When we had …. when the war was on, going back to the war, I was glad when there was an air raid, because we could go in the shelter and sing songs instead of listening to history. I thought that was great. I shouldn’t have thought it was great …. but we didn’t have, apparently, there was only one bomb that was dropped in Bury, and it was dropped in a pub called The Dungeon in Tottington …. and it didn’t explode …. this is what I am told. I have no idea about it, but people have told me this, you know. That’s where the one and only bomb dropped on Bury, but when they used to have air raids and my dad was there, he could explain which …. whether it was a German plane over, or an English plane, by the sound of the engine …. he said, “Now listen to this ….” and he would tell me.

I couldn’t do it now, of course …. but he used to tell us things like that, so I suppose it kept us diverted away from the danger of anything, because we didn’t see any danger, we were too young, we were young enough to still enjoy ourselves which was good …. because then we used to start dancing, going to dances, you know ….

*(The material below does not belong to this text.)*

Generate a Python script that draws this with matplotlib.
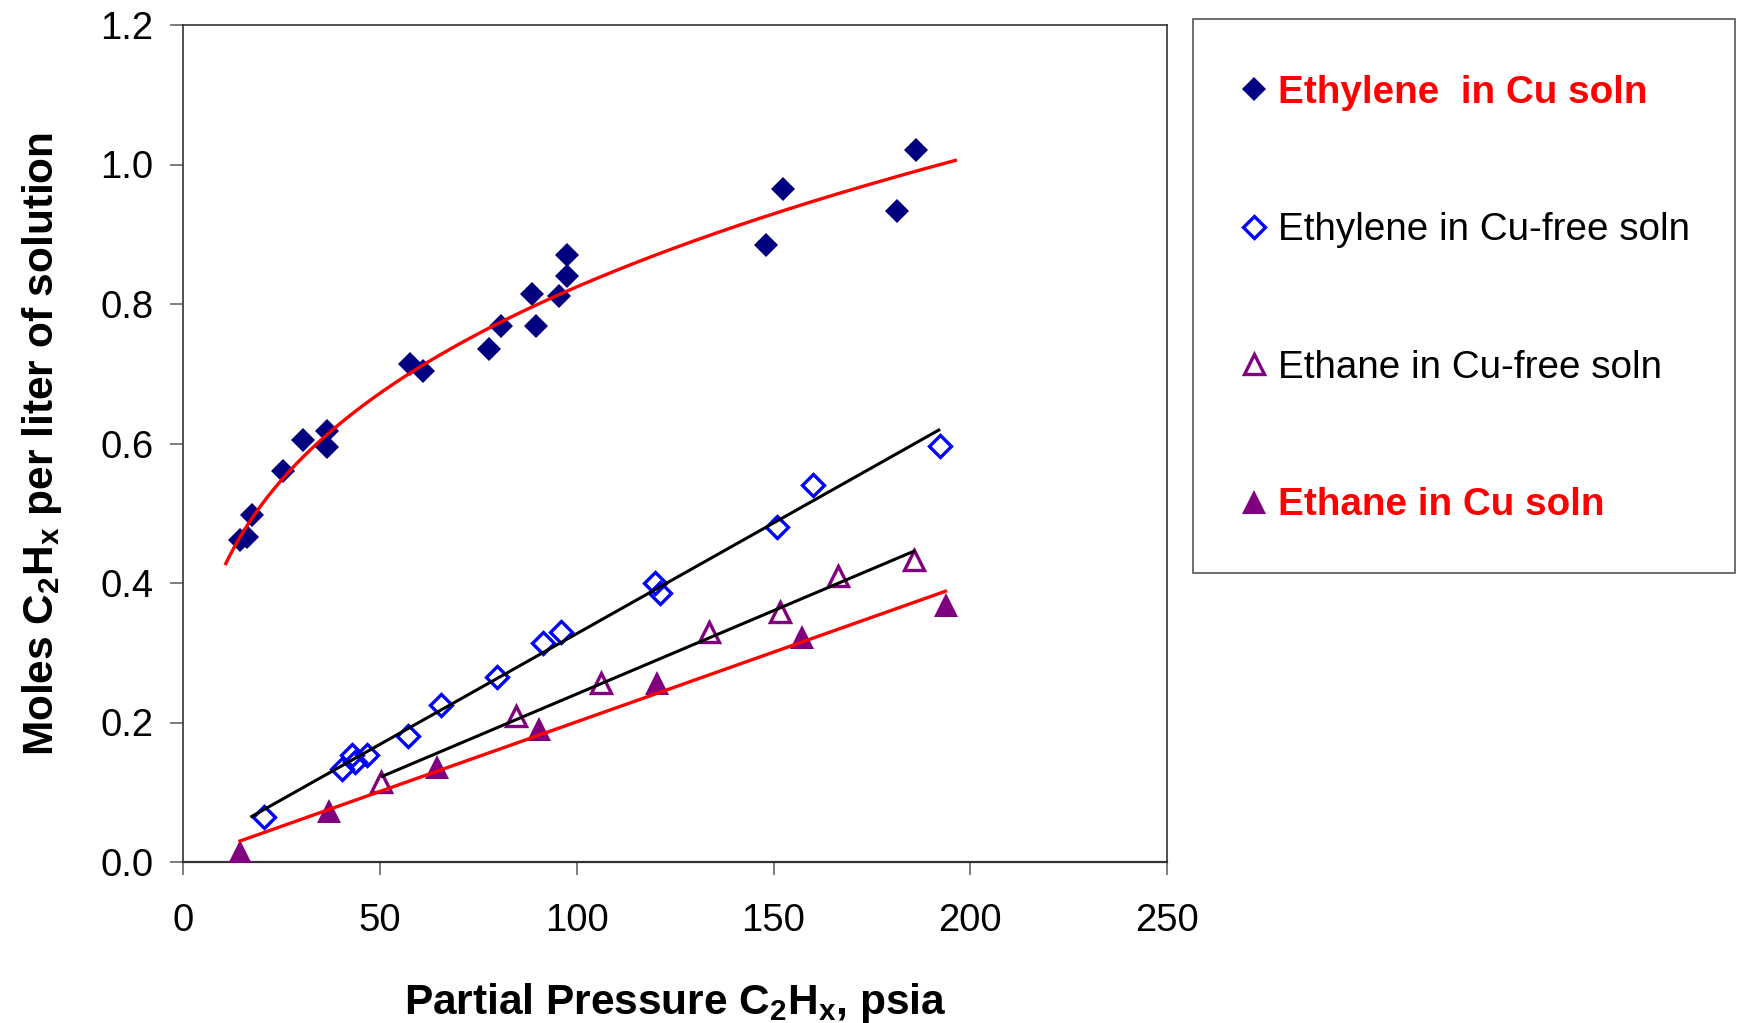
import matplotlib
matplotlib.use("Agg")
import matplotlib.pyplot as plt
import numpy as np
from matplotlib.lines import Line2D
from matplotlib.patches import Rectangle


# Ethylene in Cu solution (filled navy diamonds)
ethylene_cu_x = [14.4, 16.1, 17.4, 25.4, 30.5, 36.5, 36.5, 57.5, 61.0, 77.6,
                 80.7, 88.7, 89.7, 95.5, 97.6, 97.5, 148.1, 152.4, 181.4, 186.2]
ethylene_cu_y = [0.461, 0.466, 0.497, 0.561, 0.605, 0.618, 0.595, 0.714, 0.704, 0.735,
                 0.769, 0.814, 0.768, 0.812, 0.840, 0.870, 0.885, 0.965, 0.933, 1.021]

# Ethylene in Cu-free solution (open blue diamonds)
ethylene_free_x = [20.6, 40.4, 43.0, 43.7, 46.8, 57.2, 65.4, 79.8, 91.5, 95.9,
                   119.9, 121.2, 151.0, 160.0, 192.2]
ethylene_free_y = [0.065, 0.133, 0.154, 0.144, 0.153, 0.181, 0.225, 0.265, 0.314, 0.330,
                   0.400, 0.386, 0.480, 0.541, 0.596]

# Ethane in Cu-free solution (open purple triangles)
ethane_free_x = [50.3, 84.5, 106.1, 133.7, 151.7, 166.3, 185.6]
ethane_free_y = [0.114, 0.209, 0.257, 0.330, 0.359, 0.410, 0.433]

# Ethane in Cu solution (filled purple triangles)
ethane_cu_x = [14.4, 37.0, 64.4, 90.5, 120.5, 157.2, 193.8]
ethane_cu_y = [0.015, 0.073, 0.136, 0.191, 0.257, 0.322, 0.369]

# trendline extents (x range drawn for each fit)
ethylene_cu_fit_span = (10.8, 196.2)
ethylene_free_fit_span = (17.4, 192.0)
ethane_free_fit_span = (50.6, 185.6)
ethane_cu_fit_span = (14.4, 193.7)

legend_labels = ["Ethylene  in Cu soln", "Ethylene in Cu-free soln",
                 "Ethane in Cu-free soln", "Ethane in Cu soln"]

x_ticks = [0, 50, 100, 150, 200, 250]
y_ticks = [0.0, 0.2, 0.4, 0.6, 0.8, 1.0, 1.2]

NAVY = "#000080"
BLUE = "#0000FF"
PURPLE = "#800080"
RED = "#FF0000"

plt.rcParams.update({
    "font.family": ["Liberation Sans", "DejaVu Sans"],
    "font.size": 27,
    "mathtext.default": "regular",
})

# marker styles shared by the plot and the legend
styles = [
    dict(marker="D", markersize=12.5, color=NAVY, markeredgewidth=0),
    dict(marker="D", markersize=11, markerfacecolor="none", markeredgecolor=BLUE, markeredgewidth=2.4),
    dict(marker="^", markersize=15, markerfacecolor="none", markeredgecolor=PURPLE, markeredgewidth=2.4),
    dict(marker="^", markersize=17.5, color=PURPLE, markeredgewidth=0),
]


def linear_fit(x, y, span):
    slope, intercept = np.polyfit(x, y, 1)
    xs = np.array(span)
    return xs, slope * xs + intercept


def power_fit(x, y, span):
    b, log_a = np.polyfit(np.log(x), np.log(y), 1)
    xs = np.linspace(span[0], span[1], 200)
    return xs, np.exp(log_a) * xs ** b


W, H = 1737, 1023
fig = plt.figure(figsize=(W / 100, H / 100), dpi=100)
ax = fig.add_axes([183.3 / W, 1 - 862 / H, (1167 - 183.3) / W, (862 - 25) / H])

series = [(ethylene_cu_x, ethylene_cu_y), (ethylene_free_x, ethylene_free_y),
          (ethane_free_x, ethane_free_y), (ethane_cu_x, ethane_cu_y)]
for (xs, ys), style in zip(series, styles):
    ax.plot(xs, ys, linestyle="none", zorder=3, **style)

ax.plot(*power_fit(ethylene_cu_x, ethylene_cu_y, ethylene_cu_fit_span), color=RED, lw=2.4, zorder=4)
ax.plot(*linear_fit(ethylene_free_x, ethylene_free_y, ethylene_free_fit_span), color="black", lw=2.2, zorder=4)
ax.plot(*linear_fit(ethane_free_x, ethane_free_y, ethane_free_fit_span), color="black", lw=2.2, zorder=4)
ax.plot(*linear_fit(ethane_cu_x, ethane_cu_y, ethane_cu_fit_span), color=RED, lw=2.4, zorder=4)

ax.set_xlim(0, 250)
ax.set_ylim(0, 1.2)
ax.set_xticks(x_ticks)
ax.set_yticks(y_ticks)
ax.set_yticklabels([f"{v:.1f}" for v in y_ticks])
ax.tick_params(direction="out", length=9.5, width=1.2, color="#666666", labelsize=27.5)
ax.tick_params(axis="y", pad=12)
ax.tick_params(axis="x", pad=20)
for spine in ax.spines.values():
    spine.set_color("#333333")
    spine.set_linewidth(1.2)
ax.spines["bottom"].set_linewidth(1.6)

ax.set_xlabel("Partial Pressure C$_2$H$_x$, psia", fontsize=30.5, fontweight="bold", labelpad=30)
ax.set_ylabel("Moles C$_2$H$_x$ per liter of solution", fontsize=30.5, fontweight="bold", labelpad=26)

handles = [Line2D([], [], linestyle="none", **style) for style in styles]
legend = fig.legend(handles, legend_labels, loc="upper left",
                    bbox_to_anchor=(1193 / W, 1 - 19 / H), borderaxespad=0,
                    fontsize=27.8, frameon=False, borderpad=1.44,
                    labelspacing=2.63, handlelength=0.3, handletextpad=0.47,
                    numpoints=1)
for text, bold in zip(legend.get_texts(), [True, False, False, True]):
    if bold:
        text.set_color(RED)
        text.set_fontweight("bold")

# legend frame box
fig.patches.append(Rectangle((1193 / W, 1 - 573 / H), (1735 - 1193) / W, (573 - 19) / H,
                             transform=fig.transFigure, fill=False,
                             edgecolor="#555555", linewidth=1.2))

fig.savefig("out.png", dpi=100)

And that was why my father used to say to me “You shouldn’t dance so much!” I was going five nights a week. He said, “You’ll get TB ….” That’s what they used to think if you went dancing too much …. You know, close proximity with men and so on, but that’s what I used to do, dance a lot.

My brother taught me, he used to say to me “Get your legs back, you’re like a bag of potatoes!”

Of course, he was my favourite brother, I’ve got to say that …. he was because I did everything with him, you know, when we went dancing, he was a very handsome man, and all the women were after him, and when it was an excuse me dance, he used to say to me, they used to come and say, “Excuse me” and he’d say, “Come back after one round ….” and I bet those girls hated me, but I never bothered, I did what he said, you know …. went back and danced with him …. so, he wouldn’t have certain ones.

As I say, to me, it was a lot of enjoyment …. rather than sadness ….

Michael: That was during the war itself, rather than ….

Susan: It was yes …. because I grew up during it …. you know, 14, I learnt to dance when I was 14 ….

Michael: You were aged 8, I think, when the war started …. do you remember anything about the day it started?

Susan: Only that that I was saying when the teachers were all shaking their heads …. That’s about all …. there was nothing, you know my father told me to be quiet while he was listening to the radio, because I suppose I was talk, talk, talk …. and he said “Quiet, quiet ….” ….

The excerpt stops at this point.